* [TO DO] Write the lines out exactly as they stand, from the one containing "Rebuild this chart" through the one containing "from matplotlib.ticker import FuncFormatter", and only those. Omit pictures.

(Plotting code records)
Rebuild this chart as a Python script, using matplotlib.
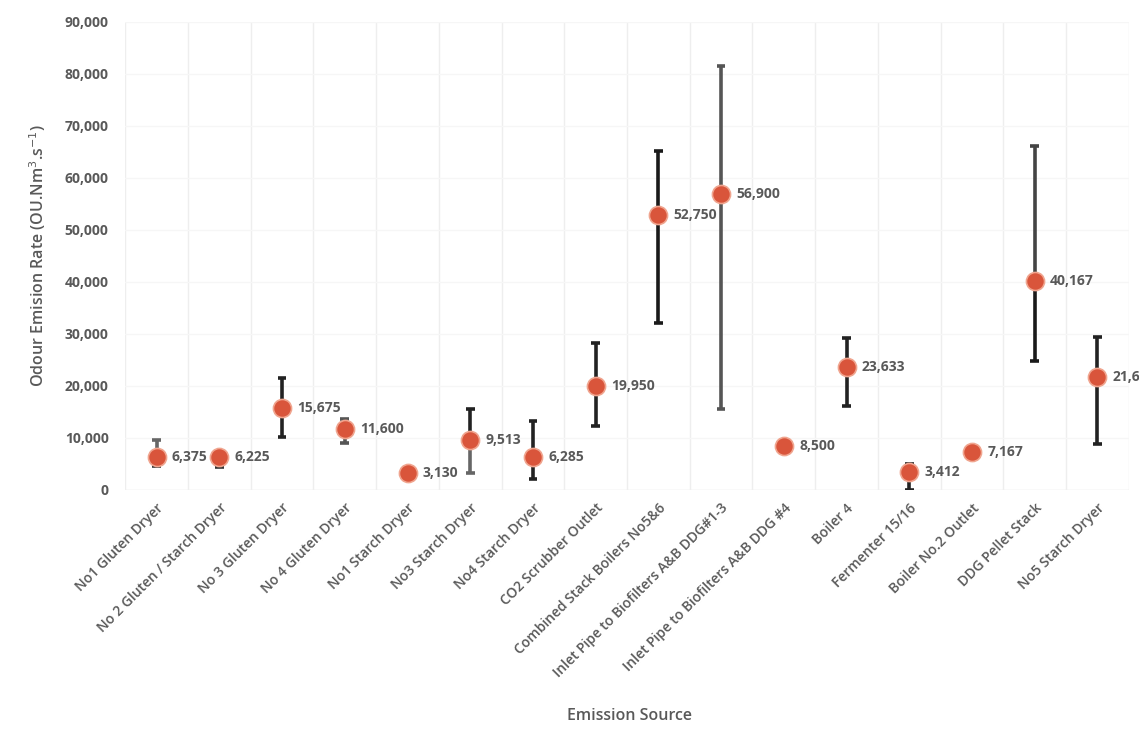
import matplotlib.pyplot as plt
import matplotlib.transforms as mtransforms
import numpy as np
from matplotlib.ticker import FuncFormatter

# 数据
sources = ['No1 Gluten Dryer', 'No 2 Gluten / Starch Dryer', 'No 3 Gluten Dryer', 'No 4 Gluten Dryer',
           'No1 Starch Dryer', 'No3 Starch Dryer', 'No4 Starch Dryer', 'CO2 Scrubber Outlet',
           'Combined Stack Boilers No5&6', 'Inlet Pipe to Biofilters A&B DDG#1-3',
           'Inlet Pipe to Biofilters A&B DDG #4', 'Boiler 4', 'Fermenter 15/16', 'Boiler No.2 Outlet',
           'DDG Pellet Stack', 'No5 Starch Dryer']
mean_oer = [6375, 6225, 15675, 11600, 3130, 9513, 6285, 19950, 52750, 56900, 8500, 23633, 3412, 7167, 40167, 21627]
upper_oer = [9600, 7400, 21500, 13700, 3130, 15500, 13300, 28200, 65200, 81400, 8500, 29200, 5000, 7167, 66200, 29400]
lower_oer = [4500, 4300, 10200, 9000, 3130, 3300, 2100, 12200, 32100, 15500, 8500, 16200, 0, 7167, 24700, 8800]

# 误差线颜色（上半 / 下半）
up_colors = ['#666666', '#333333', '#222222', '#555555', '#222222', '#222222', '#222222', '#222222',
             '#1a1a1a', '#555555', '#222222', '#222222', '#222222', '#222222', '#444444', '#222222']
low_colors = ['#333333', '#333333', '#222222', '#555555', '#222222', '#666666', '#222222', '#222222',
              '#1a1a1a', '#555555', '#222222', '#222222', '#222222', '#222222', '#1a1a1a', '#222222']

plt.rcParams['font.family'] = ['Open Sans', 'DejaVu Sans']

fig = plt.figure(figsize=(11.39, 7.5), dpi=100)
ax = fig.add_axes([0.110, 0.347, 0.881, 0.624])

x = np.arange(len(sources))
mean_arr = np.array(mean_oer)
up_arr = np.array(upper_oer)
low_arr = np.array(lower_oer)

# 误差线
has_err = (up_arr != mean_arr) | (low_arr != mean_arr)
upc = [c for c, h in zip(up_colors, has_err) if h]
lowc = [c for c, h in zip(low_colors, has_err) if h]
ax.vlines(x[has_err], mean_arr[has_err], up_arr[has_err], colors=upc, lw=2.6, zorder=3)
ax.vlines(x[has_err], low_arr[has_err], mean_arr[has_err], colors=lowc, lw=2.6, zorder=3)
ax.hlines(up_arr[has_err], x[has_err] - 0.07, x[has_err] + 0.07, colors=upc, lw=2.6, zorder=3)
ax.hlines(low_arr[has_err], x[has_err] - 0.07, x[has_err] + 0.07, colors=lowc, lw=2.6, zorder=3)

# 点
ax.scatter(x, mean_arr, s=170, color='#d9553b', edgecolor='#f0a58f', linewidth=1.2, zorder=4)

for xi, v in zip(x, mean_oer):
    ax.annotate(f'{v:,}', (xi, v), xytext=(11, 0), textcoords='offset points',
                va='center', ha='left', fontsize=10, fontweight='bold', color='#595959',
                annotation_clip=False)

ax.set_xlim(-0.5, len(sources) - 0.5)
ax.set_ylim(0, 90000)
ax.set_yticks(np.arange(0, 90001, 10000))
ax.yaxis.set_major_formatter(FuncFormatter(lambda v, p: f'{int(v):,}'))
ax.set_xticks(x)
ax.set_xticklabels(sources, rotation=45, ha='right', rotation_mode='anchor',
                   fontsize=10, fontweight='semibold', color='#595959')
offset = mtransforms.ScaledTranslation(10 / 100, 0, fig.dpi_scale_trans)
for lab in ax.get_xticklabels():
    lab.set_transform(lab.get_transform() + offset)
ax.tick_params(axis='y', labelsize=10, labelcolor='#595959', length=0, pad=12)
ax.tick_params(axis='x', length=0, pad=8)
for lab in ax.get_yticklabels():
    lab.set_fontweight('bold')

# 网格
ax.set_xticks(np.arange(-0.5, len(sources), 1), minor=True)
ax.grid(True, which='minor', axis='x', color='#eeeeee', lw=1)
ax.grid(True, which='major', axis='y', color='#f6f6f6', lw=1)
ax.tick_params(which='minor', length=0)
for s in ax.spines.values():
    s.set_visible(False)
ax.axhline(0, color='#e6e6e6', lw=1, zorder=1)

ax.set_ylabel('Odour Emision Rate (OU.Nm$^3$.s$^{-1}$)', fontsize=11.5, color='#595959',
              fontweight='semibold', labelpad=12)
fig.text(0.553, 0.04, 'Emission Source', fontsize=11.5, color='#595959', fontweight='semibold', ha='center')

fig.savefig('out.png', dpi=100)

--

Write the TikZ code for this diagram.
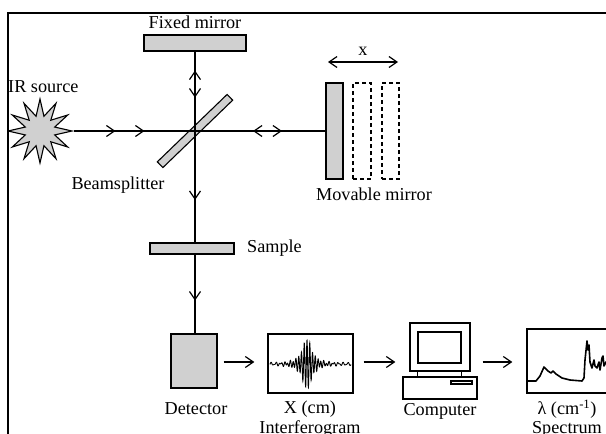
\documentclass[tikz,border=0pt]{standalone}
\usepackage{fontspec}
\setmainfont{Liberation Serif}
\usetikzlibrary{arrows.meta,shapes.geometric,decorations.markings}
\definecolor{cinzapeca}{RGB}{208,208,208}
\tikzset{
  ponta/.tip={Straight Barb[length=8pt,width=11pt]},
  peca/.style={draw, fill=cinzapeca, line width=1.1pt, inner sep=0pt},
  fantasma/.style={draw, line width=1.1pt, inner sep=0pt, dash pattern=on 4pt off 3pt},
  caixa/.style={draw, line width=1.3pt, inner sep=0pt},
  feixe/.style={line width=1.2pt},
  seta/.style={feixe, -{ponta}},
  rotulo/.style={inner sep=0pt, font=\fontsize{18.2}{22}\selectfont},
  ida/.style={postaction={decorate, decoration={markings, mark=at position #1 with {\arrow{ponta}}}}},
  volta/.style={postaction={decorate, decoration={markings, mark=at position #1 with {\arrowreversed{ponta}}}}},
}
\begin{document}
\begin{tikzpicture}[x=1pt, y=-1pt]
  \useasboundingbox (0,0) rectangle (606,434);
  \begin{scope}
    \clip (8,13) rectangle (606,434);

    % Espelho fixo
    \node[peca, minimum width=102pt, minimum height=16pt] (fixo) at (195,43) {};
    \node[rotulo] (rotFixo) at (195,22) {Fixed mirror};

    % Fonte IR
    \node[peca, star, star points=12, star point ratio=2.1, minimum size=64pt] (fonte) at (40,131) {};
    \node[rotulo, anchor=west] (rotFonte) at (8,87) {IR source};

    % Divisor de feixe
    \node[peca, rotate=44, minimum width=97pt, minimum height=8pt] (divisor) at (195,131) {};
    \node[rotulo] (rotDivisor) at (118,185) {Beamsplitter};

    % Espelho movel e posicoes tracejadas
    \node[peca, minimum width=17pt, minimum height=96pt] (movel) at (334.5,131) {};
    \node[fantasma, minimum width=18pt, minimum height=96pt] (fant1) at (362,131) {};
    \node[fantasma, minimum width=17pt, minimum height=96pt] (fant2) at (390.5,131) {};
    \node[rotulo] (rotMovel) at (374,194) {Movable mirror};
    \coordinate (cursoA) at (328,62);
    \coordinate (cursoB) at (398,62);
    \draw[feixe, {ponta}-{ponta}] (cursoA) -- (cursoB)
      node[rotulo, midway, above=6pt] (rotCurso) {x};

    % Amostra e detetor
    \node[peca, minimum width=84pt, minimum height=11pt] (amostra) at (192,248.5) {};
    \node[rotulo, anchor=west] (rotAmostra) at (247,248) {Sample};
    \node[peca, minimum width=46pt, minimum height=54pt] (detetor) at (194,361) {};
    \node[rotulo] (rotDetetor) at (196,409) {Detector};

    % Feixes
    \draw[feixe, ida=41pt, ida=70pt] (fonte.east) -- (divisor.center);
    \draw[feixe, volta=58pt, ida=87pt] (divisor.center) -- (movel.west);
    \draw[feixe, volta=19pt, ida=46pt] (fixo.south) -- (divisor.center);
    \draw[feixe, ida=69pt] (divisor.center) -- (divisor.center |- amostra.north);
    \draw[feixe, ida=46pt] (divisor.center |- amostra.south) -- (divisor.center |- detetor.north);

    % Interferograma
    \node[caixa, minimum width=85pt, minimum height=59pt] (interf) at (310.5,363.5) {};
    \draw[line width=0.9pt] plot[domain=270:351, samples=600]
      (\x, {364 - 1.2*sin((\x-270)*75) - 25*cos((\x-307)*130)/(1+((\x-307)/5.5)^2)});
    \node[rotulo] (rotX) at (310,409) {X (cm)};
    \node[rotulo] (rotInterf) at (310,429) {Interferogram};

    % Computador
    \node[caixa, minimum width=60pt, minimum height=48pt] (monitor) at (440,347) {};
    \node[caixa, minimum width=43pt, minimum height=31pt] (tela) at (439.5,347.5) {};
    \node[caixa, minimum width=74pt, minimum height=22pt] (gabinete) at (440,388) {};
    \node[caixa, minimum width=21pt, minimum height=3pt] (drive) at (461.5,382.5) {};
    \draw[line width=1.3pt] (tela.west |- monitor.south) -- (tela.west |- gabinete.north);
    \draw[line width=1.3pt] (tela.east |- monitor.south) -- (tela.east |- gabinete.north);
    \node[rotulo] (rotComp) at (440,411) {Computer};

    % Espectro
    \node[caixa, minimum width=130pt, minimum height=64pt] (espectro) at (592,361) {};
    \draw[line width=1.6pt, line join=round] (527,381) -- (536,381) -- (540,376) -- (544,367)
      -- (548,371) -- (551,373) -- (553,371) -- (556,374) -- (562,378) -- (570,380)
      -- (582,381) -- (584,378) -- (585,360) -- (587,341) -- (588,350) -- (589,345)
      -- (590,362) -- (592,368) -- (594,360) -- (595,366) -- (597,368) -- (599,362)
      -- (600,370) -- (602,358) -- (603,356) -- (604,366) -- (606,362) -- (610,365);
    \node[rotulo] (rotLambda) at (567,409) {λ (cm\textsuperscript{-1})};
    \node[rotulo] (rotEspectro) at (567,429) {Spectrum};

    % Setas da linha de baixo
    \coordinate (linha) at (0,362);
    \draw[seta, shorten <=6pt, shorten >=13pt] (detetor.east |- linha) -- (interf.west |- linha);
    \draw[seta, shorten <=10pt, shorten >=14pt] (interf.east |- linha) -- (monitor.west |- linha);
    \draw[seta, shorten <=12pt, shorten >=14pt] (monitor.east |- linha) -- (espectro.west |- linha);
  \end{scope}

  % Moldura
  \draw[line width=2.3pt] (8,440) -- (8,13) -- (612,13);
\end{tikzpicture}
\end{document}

==

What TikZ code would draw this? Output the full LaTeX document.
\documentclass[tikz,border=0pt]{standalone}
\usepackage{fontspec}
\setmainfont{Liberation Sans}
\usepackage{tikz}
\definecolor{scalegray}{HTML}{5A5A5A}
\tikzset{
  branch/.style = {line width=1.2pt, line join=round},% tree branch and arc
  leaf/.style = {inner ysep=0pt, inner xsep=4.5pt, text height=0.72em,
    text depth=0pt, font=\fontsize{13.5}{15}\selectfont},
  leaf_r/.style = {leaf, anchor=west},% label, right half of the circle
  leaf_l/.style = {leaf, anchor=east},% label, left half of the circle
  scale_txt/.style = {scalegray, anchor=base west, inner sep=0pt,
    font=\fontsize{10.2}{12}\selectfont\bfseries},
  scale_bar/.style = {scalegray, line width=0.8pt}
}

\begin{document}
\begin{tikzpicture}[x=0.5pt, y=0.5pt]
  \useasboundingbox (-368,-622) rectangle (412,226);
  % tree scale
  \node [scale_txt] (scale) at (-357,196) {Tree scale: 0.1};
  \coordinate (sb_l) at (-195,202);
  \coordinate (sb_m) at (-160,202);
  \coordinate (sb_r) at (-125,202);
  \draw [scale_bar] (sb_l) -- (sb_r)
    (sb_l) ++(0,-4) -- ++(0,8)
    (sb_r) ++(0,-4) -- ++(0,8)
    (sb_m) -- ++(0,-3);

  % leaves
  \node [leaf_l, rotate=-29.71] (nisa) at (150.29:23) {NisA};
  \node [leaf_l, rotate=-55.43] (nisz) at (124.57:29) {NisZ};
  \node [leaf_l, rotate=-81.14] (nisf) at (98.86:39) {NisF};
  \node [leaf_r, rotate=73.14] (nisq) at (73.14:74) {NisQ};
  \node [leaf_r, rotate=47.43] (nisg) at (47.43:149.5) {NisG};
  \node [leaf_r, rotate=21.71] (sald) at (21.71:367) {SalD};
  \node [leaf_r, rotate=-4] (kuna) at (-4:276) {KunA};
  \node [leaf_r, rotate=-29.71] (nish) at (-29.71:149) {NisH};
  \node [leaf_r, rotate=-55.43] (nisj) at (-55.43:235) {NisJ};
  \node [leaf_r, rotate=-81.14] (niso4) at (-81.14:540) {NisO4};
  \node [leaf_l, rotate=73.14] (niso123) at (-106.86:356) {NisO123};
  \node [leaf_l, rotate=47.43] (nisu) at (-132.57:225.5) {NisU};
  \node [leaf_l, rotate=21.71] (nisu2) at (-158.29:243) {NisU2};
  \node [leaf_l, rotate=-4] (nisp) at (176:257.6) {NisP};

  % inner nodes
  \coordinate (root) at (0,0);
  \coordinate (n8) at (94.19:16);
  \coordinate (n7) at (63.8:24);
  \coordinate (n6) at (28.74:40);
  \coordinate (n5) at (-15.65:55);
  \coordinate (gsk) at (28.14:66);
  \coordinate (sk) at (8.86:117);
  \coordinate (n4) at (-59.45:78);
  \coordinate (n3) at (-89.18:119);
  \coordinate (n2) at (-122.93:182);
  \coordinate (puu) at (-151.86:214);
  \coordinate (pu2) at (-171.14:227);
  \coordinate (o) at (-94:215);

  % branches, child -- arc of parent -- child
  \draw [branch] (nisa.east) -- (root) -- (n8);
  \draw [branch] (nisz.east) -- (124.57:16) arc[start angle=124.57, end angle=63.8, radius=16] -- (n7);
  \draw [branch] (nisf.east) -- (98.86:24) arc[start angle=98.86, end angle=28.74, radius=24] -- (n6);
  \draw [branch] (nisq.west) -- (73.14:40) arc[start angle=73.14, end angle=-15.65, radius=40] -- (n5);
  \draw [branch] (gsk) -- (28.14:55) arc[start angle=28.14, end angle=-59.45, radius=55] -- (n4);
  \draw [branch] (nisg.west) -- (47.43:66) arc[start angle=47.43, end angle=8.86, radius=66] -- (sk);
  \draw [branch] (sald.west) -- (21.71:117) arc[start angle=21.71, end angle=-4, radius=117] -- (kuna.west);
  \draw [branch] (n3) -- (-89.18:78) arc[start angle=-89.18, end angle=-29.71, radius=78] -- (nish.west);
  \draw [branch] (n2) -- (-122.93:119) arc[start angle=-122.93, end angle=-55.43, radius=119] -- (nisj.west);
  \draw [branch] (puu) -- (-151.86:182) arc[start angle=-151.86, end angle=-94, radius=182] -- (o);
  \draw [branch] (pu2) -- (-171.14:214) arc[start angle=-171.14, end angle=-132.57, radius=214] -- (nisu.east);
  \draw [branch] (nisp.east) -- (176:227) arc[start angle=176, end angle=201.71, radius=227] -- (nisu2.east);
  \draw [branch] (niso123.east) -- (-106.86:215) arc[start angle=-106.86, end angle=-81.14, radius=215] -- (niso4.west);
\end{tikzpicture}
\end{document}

* [FINISHED TASK]
Rebuild this chart as a Python script, using matplotlib.
import matplotlib.pyplot as plt
import matplotlib.transforms as mtransforms
import numpy as np
from matplotlib.ticker import FuncFormatter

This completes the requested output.